2. Description of the Related Art
An oxide substrate or an oxide board such as MgO, alumina or YSZ, or a metal substrate or a metal board such as Ag, Au, Pt or Ni is formed with an oxide superconductor in film form to function, so as to devise a variety of applied products.
As a method of forming this oxide superconductor into film form, a technique is tried in which oxide superconductive synthetic powder that is oxide superconductor powder, to which an appropriate organic binder is added, is made into paste form, thereafter applied to the surface of the substrate or the board using the screen printing method, the doctor blade method, the spray method, or the like, and burned to thereby form a polycrystalline oxide superconductor thick film.
This technique of forming the oxide superconductor thick film has a quite low manufacturing cost, that is, an advantage because of no need for an expensive single crystal substrate and a large-scale and expensive apparatus requiring a high vacuum system represented by PVD, CVD or the like, and thus it is considered as the technique closest to practical use.
Conventionally, as an oxide superconductor material for forming this thick film, it has mainly been tired to use the YBCO family having a composition of Y1Ba2Cu3Ox, the Bi2212 family having a composition of Bi2Sr2Ca1Cu2Oy, and the Bi2223 family having a composition of (Bi, Pb)2+nSr2Ca2Cu3Oz. (Note that, generally, 0<a<0.5, and this applies to the following.)
When the oxide superconductor thick film is applied here to a practical product, a critical current density (hereafter, described as “Jc”) of 3,500 A/cm2 or more is required at the temperature of liquid nitrogen.
From this point of view, the conventional art of the above-described oxide superconductor is briefly explained.

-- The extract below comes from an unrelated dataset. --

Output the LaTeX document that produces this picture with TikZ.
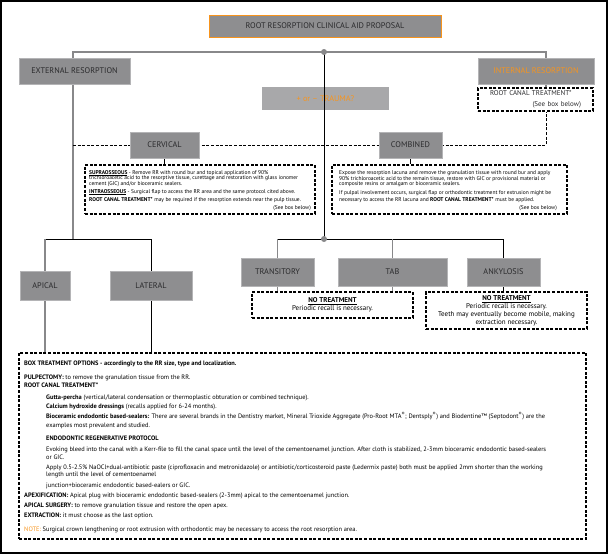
\documentclass[tikz,border=0pt]{standalone}
\usepackage{fontspec}
\setmainfont{PT Sans}
\usetikzlibrary{positioning,backgrounds,calc}
\definecolor{boxgray}{HTML}{8E8E90}
\definecolor{lightbox}{HTML}{A8A8AA}
\definecolor{rimgray}{HTML}{B4B4B6}
\definecolor{linegray}{HTML}{88888A}
\definecolor{orng}{HTML}{F7941D}
\definecolor{txtgray}{HTML}{2A2A2C}
\tikzset{
  graybox/.style={fill=boxgray,draw=rimgray,line width=0.8pt,text=txtgray,
    font=\fontsize{8.2}{9}\selectfont,inner sep=0pt},
  dashbox/.style={draw=black,line width=1.1pt,dash pattern=on 3pt off 1.6pt,inner sep=0pt},
  treeline/.style={draw=linegray,line width=1.6pt},
  blackline/.style={draw=black,line width=1pt},
  dashline/.style={draw=black,line width=1pt,dash pattern=on 3pt off 1.6pt},
  boxline/.style={anchor=base west,inner sep=0pt,text=black,font=\fontsize{6.4}{7}\selectfont},
  smallline/.style={anchor=base west,inner sep=0pt,text=black,font=\fontsize{5.5}{6}\selectfont}
}
\begin{document}
\begin{tikzpicture}[x=1pt,y=-1pt]
\useasboundingbox (0,0) rectangle (612,554);
\draw[line width=1.2pt] (1,1) rectangle (607,553);

% top level
\node[graybox,draw=orng,minimum width=232,minimum height=22] (title) at (325,26) {ROOT RESORPTION CLINICAL AID PROPOSAL};
\node[graybox,minimum width=111,minimum height=26] (ext) at (74.5,71) {EXTERNAL RESORPTION};
\node[graybox,text=orng,minimum width=116,minimum height=26] (int) at (536,71) {INTERNAL RESORPTION};
\node[dashbox,minimum width=115,minimum height=23,text width=91,align=left,font=\fontsize{7}{10.5}\selectfont,text=txtgray] (rct) at (535.5,99.5) {ROOT CANAL TREATMENT*\\\hfill(See box below)};
\node[graybox,fill=lightbox,draw=none,text=orng,minimum width=127,minimum height=23] (trauma) at (325.5,98.5) {+ or -- TRAUMA?};

% external resorption
\node[graybox,minimum width=69,minimum height=26] (cerv) at (164.5,145) {CERVICAL};
\node[graybox,minimum width=63,minimum height=26] (comb) at (410.5,145) {COMBINED};
\node[dashbox,minimum width=230,minimum height=49] (cervbox) at (200,189.5) {};
\node[dashbox,minimum width=235,minimum height=49] (combbox) at (449.5,189.5) {};
\node[graybox,minimum width=50,minimum height=29] (apical) at (45,285.5) {APICAL};
\node[graybox,minimum width=82,minimum height=29] (lateral) at (151,285.5) {LATERAL};

% other resorptions
\node[graybox,minimum width=73,minimum height=28] (trans) at (277.5,272) {TRANSITORY};
\node[graybox,minimum width=109,minimum height=28] (tab) at (392.5,272) {TAB};
\node[graybox,minimum width=73,minimum height=28] (anky) at (503.5,272) {ANKYLOSIS};
\node[dashbox,minimum width=161,minimum height=26,align=center,font=\fontsize{7}{8}\selectfont] (none1) at (332.5,305) {\underline{\textbf{NO TREATMENT}}\\Periodic recall is necessary.};
\node[dashbox,minimum width=161,minimum height=37,align=center,font=\fontsize{7}{8}\selectfont] (none2) at (506.5,310.5) {\underline{\textbf{NO TREATMENT}}\\Periodic recall is necessary.\\Teeth may eventually become mobile, making\\extraction necessary.};

\node[dashbox,minimum width=567,minimum height=186] (big) at (302.5,446) {};

% junctions
\coordinate (topdot) at (324,52);
\coordinate (ltop) at (73,52);
\coordinate (rtop) at (546,52);
\coordinate (lefttee) at (73,239);
\coordinate (rightdot) at (324,239);

\begin{scope}[on background layer]
\draw[treeline] (lefttee) -- (ltop) -- (rtop) -- (rtop |- int.north);
\draw[treeline] (rtop |- int.south) -- (rtop |- rct.north);
\draw[dashline] (lefttee |- cerv.west) -- (rtop |- cerv.west) -- (rtop |- rct.south);
\draw[blackline] (cerv.south) -- (cerv.south |- cervbox.north);
\draw[blackline] (comb.south) -- (comb.south |- combbox.north);
\draw[blackline] (apical.north |- lefttee) -- (lateral.north |- lefttee);
\draw[treeline] (apical.north |- lefttee) -- (apical.south |- big.north);
\draw[blackline] (lateral.north |- lefttee) -- (lateral.south |- big.north);
\draw[blackline] (trans.north |- rightdot) -- (anky.north |- rightdot);
\draw[treeline] (trans.north |- rightdot) -- (trans.north);
\draw[treeline] (tab.north |- rightdot) -- (tab.north);
\draw[blackline] (anky.north |- rightdot) -- (anky.north);
\draw[treeline] (trans.south) -- (trans.south |- none1.north);
\draw[treeline] (tab.south) -- (tab.south |- none1.north);
\draw[blackline] (anky.south) -- (anky.south |- none2.north);
\end{scope}
\draw[blackline] (topdot) -- (rightdot);
\fill[linegray] (topdot) circle (3pt);
\fill[linegray] (rightdot) circle (3pt);

% cervical text
\node[smallline] (c1) at (89,174) {\underline{\textbf{SUPRAOSSEOUS}} - Remove RR with round bur and topical application of 90\%};
\node[smallline] (c2) at (89,179.7) {trichloroacetic acid to the resorptive tissue, curettage and restoration with glass ionomer};
\node[smallline] (c3) at (89,185.2) {cement (GIC) and/or bioceramic sealers.};
\node[smallline] (c4) at (89,193) {\underline{\textbf{INTRAOSSEOUS}} - Surgical flap to access the RR area and the same protocol cited above.};
\node[smallline] (c5) at (89,201) {\textbf{ROOT CANAL TREATMENT*} may be required if the resorption extends near the pulp tissue.};
\node[smallline,anchor=base east] (c6) at (311,209) {(See box below)};

% combined text
\node[smallline] (m1) at (339,174.5) {Expose the resorption lacuna and remove the granulation tissue with round bur and apply};
\node[smallline] (m2) at (339,180) {90\% trichloroacetic acid to the remain tissue, restore with GIC or provisional material or};
\node[smallline] (m3) at (339,185.5) {composite resins or amalgam or bioceramic sealers.};
\node[smallline] (m4) at (339,194) {If pulpal involvement occurs, surgical flap or orthodontic treatment for extrusion might be};
\node[smallline] (m5) at (339,201) {necessary to access the RR lacuna and \textbf{ROOT CANAL TREATMENT*} must be applied.};
\node[smallline,anchor=base east] (m6) at (557,209) {(See box below)};

% treatment options box
\node[boxline] (t1) at (24,365) {\textbf{BOX TREATMENT OPTIONS - accordingly to the RR size, type and localization.}};
\node[boxline] (t2) at (24,379) {\textbf{PULPECTOMY:} to remove the granulation tissue from the RR.};
\node[boxline] (t3) at (24,387) {\textbf{ROOT CANAL TREATMENT*}};
\node[boxline] (t4) at (46,399) {\textbf{Gutta-percha} (vertical/lateral condensation or thermoplastic obturation or combined technique).};
\node[boxline] (t5) at (46,408) {\textbf{Calcium hydroxide dressings} (recalls applied for 6-24 months).};
\node[boxline] (t6) at (46,418) {\textbf{Bioceramic endodontic based-sealers:} There are several brands in the Dentistry market, Mineral Trioxide Aggregate (Pro-Root MTA\textsuperscript{\textregistered}; Dentsply\textsuperscript{\textregistered}) and Biodentine\texttrademark{} (Septodont\textsuperscript{\textregistered}) are the};
\node[boxline] (t7) at (46,427) {examples most prevalent and studied.};
\node[boxline] (t8) at (46,440) {\textbf{ENDODONTIC REGENERATIVE PROTOCOL}};
\node[boxline] (t9) at (46,451) {Evoking bleed into the canal with a Kerr-file to fill the canal space until the level of the cementoenamel junction. After cloth is stabilized, 2-3mm bioceramic endodontic based-sealers};
\node[boxline] (t10) at (46,459) {or GIC.};
\node[boxline] (t11) at (46,469) {Apply 0.5-2.5\% NaOCl+dual-antibiotic paste (ciprofloxacin and metronidazole) or antibiotic/corticosteroid paste (Ledermix paste) both must be applied 2mm shorter than the working};
\node[boxline] (t12) at (46,476) {length until the level of cementoenamel};
\node[boxline] (t13) at (46,487) {junction+bioceramic endodontic based-ealers or GIC.};
\node[boxline] (t14) at (24,497) {\textbf{APEXIFICATION:} Apical plug with bioceramic endodontic based-sealers (2-3mm) apical to the cementoenamel junction.};
\node[boxline] (t15) at (24,507) {\textbf{APICAL SURGERY:} to remove granulation tissue and restore the open apex.};
\node[boxline] (t16) at (24,517) {\textbf{EXTRACTION:} it must choose as the last option.};
\node[boxline] (t17) at (24,531) {{\color{orng}NOTE:} Surgical crown lengthening or root extrusion with orthodontic may be necessary to access the root resorption area.};
\end{tikzpicture}
\end{document}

For example, an oxide superconductor thick film (hereinafter, described as a “thick film”) containing Y1Ba2Cu3Ox can attain a Jc of several hundred A/cm2 at the temperature of liquid nitrogen. A critical current value (hereafter, described as “Ic”) of about several A can be attained in a thick film sample thereof having a width of 5 mm and a thickness of 100 μm.
It is difficult, however, to align the crystal orientation of Y1Ba2Cu3Ox in the form of the thick film of the oxide superconductor, that is, a polycrystal, and accordingly it is difficult to attain the aforesaid Jc or more.
Further, for example, a thick film containing Bi2Sr2Ca1Cu2Oy can attain a Jc of 6000 A/cm2 at the temperature of liquid nitrogen, an Ic of about 10 A to about 15 A in a thick film sample thereof having a width of 5 mm, a thickness of 50 μm and so on, and thus it is a potential material.
In this material, however, superconducting characteristics sharply decrease as the film thickness of the sample is increased to attain a higher Ic. As a result, with an increase in film thickness, the value of Jc, obtained by averaging the values of the whole thick film, decreases, such that even a thick film produced having, for example, a width of 5 mm and a thickness of 100 μm has an Ic of about 20 A and a Jc of as small as about 4000 A/cm2. Even if the film thickness is increased more, the Ic does not increase in proportion thereto, but conversely the averaged Jc keeps on decreasing.
Further, for example, as for a thick film containing (Bi, Pb)2+aSr2Ca2Cu3Oz, a thick film sample having a thickness of 100 μm is currently manufactured and can attain a Jc of several hundred A/cm2 at the temperature of liquid nitrogen, and an Ic of about several A in a thick film sample thereof having a width of 5 mm. The Jc exhibited by this thick film, however, is about one-tenth of the value expected from the value of a Jc offered by a similar bulk body containing (Bi, Pb)2+aSr2Ca2Cu3Oz. Furthermore, when the film thickness of the thick film is increased to be 100 μm or more to attain a higher Ic, the oxide superconductor peels from the surface of the substrate or the board in the aforesaid burning, and thus the oxide superconductor containing (Bi, Pb)2+aSr2Ca2Cu3Oz is considered to be difficult to use as a thick film material.